Distribution of End Bearing and Tip Shear on Drilled Shafts Founded in Florida Limestone

This study investigated the behavior of large diameter drilled shafts embedded short distances in Florida Limestone (i.e. L/D = 1 & 3). The work was performed via laboratory (centrifuge) tests and the two field sites (17th Street and Fuller Warren Bridges). The work focused on modeling the axial, shear and moment response of shafts subject to combined axial and lateral loading in uniform and variable strength/modulus limestone. The study found that O’Neill’s method of assessing tip resistance vs. displacement was accurate if the Harmonic or Geometric Mass Modulus of the rock is assessed within three diameters below the shaft’s tip. In the case of tip shear, it was found that a bilinear elastic plastic model with failure assessed from Mohr-Coulomb provided good results.

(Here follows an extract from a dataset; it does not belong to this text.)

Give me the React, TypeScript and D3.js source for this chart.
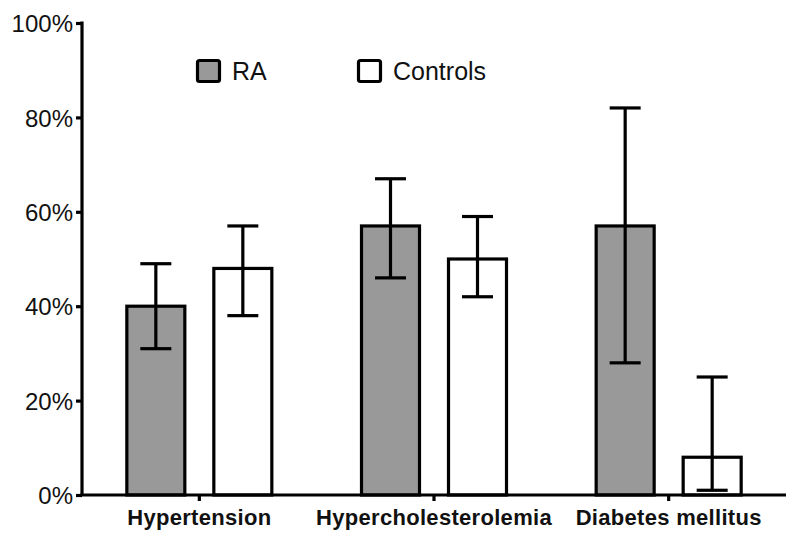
import React, { useEffect, useRef } from 'react';
import * as d3 from 'd3';

const categories = ['Hypertension', 'Hypercholesterolemia', 'Diabetes mellitus'];
const seriesNames = ['RA', 'Controls'];
const raValues = [40, 57, 57];
const raLow = [31, 46, 28];
const raHigh = [49, 67, 82];
const controlValues = [48, 50, 8];
const controlLow = [38, 42, 1];
const controlHigh = [57, 59, 25];
const yTicks = [0, 20, 40, 60, 80, 100];

const fills = ['#999999', '#ffffff'];

const App: React.FC = () => {
  const svgRef = useRef<SVGSVGElement>(null);

  useEffect(() => {
    if (!svgRef.current) return;
    const svg = d3.select(svgRef.current);
    svg.selectAll('*').remove();

    const font = 'Liberation Sans, Arial, sans-serif';

    const x = d3.scaleBand().domain(categories).range([82, 786]).padding(0);
    const y = d3.scaleLinear().domain([0, 100]).range([495, 23]);

    const offset = 43.5;
    const barWidth = 58;
    const capWidth = 31;

    const series = [
      { name: seriesNames[0], values: raValues, low: raLow, high: raHigh, fill: fills[0], dx: -offset },
      { name: seriesNames[1], values: controlValues, low: controlLow, high: controlHigh, fill: fills[1], dx: offset },
    ];

    // Bars
    series.forEach((s) => {
      const g = svg.append('g');
      g.selectAll('rect')
        .data(categories)
        .enter()
        .append('rect')
        .attr('x', (c) => (x(c) || 0) + x.bandwidth() / 2 + s.dx - barWidth / 2)
        .attr('y', (c, i) => y(s.values[i]))
        .attr('width', barWidth)
        .attr('height', (c, i) => y(0) - y(s.values[i]))
        .attr('fill', s.fill)
        .attr('stroke', '#000')
        .attr('stroke-width', 3.2);
    });

    // Error bars
    series.forEach((s) => {
      const g = svg.append('g').attr('stroke', '#000').attr('stroke-width', 3.2);
      categories.forEach((c, i) => {
        const cx = (x(c) || 0) + x.bandwidth() / 2 + s.dx;
        g.append('line')
          .attr('x1', cx).attr('x2', cx)
          .attr('y1', y(s.low[i])).attr('y2', y(s.high[i]));
        [s.low[i], s.high[i]].forEach((v) => {
          g.append('line')
            .attr('x1', cx - capWidth / 2).attr('x2', cx + capWidth / 2)
            .attr('y1', y(v)).attr('y2', y(v));
        });
      });
    });

    // Y axis
    const yAxis = svg.append('g').attr('transform', 'translate(82,0)').call(
      d3.axisLeft(y).tickValues(yTicks).tickFormat((d) => `${d}%`).tickSize(6).tickSizeOuter(0)
    );
    yAxis.select('.domain').attr('stroke-width', 3.2).attr('d', `M0,${y(100) - 1.5}V${y(0)}`);
    yAxis.selectAll('.tick line').attr('stroke-width', 3.2);
    yAxis.selectAll('.tick text')
      .attr('font-family', font)
      .attr('font-size', 24)
      .attr('fill', '#111')
      .attr('x', -9)
      .attr('dy', '0.36em');

    // X axis
    const xAxis = svg.append('g').attr('transform', `translate(0,${y(0)})`).call(
      d3.axisBottom(x).tickSize(6).tickSizeOuter(0).tickPadding(8)
    );
    xAxis.select('.domain').attr('stroke-width', 3.2).attr('d', `M80.4,0H786`);
    xAxis.selectAll('.tick line').attr('stroke-width', 3.2);
    xAxis.selectAll('.tick text')
      .attr('font-family', font)
      .attr('font-size', 22)
      .attr('font-weight', 'bold')
      .attr('letter-spacing', 0.3)
      .attr('fill', '#111')
      .attr('dy', '0.72em');

    // Legend
    const legendX = [196, 357];
    series.forEach((s, i) => {
      const lg = svg.append('g').attr('transform', `translate(${legendX[i]},59)`);
      lg.append('rect')
        .attr('x', 1.5).attr('y', 1.5)
        .attr('width', 22).attr('height', 21)
        .attr('rx', 2)
        .attr('fill', s.fill)
        .attr('stroke', '#000')
        .attr('stroke-width', 3.2);
      lg.append('text')
        .attr('x', 36).attr('y', 21)
        .attr('font-family', font)
        .attr('font-size', 25)
        .attr('fill', '#111')
        .text(s.name);
    });
  }, []);

  return (
    <svg
      ref={svgRef}
      width={800}
      height={539}
      style={{ position: 'absolute', left: 0, top: 0, background: '#fff' }}
    />
  );
};

export default App;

For tip rotation the model proposed by Bell (1991) gave very reasonable results even though it requires assessment of tip shear and lateral tip displacement. An important finding from the field investigation was the variability of the LRFD resistance factors from the spatial variability of the rock at the two sites. Using standard Geostatistics measures, Variogram, covariance, etc., the Variance of the Geometric Mass Modulus 3D below a shaft was assessed, along with tip resistance, and its associated variability. LRFD resistance factors based on FOSM were calculated with reliability values of 2.5 and 3.0. An Excel spreadsheet is provided for LRFD assessment and design for other sites.